Damlyama - August stew of meat with vegetables
8 servings
180 minutes
Dumlyama is a fragrant and rich dish of Uzbek cuisine, consisting of a stew of meat and vegetables cooked in layers in a kazan. Its history roots back to the nomadic traditions of Central Asia, where food was prepared slowly under a tight lid. Beef infused with the aromas of spices and fresh vegetables becomes incredibly tender, while the vegetables soak up the meat juices, creating a unique balance of flavors – from the sweetness of carrots and bell peppers to the spiciness of cumin and caraway. Dumlyama is perfect for cozy family lunches or festive gatherings when one wants to enjoy the depth of traditional Uzbek cuisine.

1
Layer the chopped meat in a cauldron, season with salt and pepper, and sprinkle with coriander seeds, cumin, red and black pepper.
- Beef: 1 kg
- Coriander: to taste
- Ground cumin: to taste
- Ground red pepper: to taste
- Ground black pepper: to taste
2
First, add sliced onions on top, season with salt and pepper.
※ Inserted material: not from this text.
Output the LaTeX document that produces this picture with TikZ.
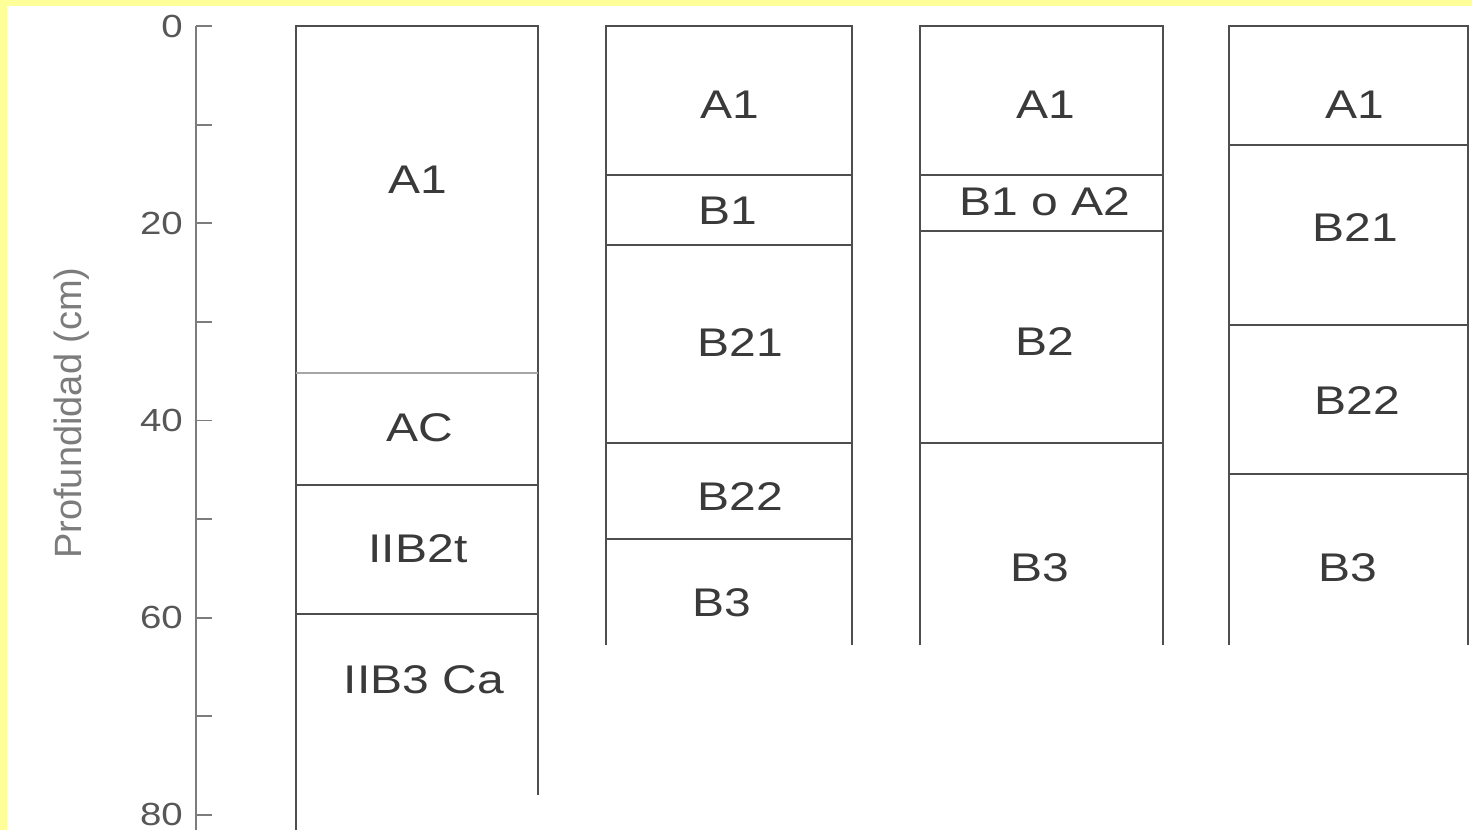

Then layer sliced carrots (sprinkled with turmeric), followed by a layer of eggplant, bell pepper, tomatoes, and sliced potatoes. Season all layers with salt and pepper.
- Onion: 5 head
- Carrot: 3 pieces
- Eggplants: 2 pieces
- Sweet pepper: 3 pieces
- Potato: 6 pieces
- Ground red pepper: to taste
- Ground black pepper: to taste
3
Cover everything with cabbage leaves on top and close with a lid.
- Cabbage leaves: 3 pieces
4
Cook on high heat for 2-3 hours. Do not open the lid during this time!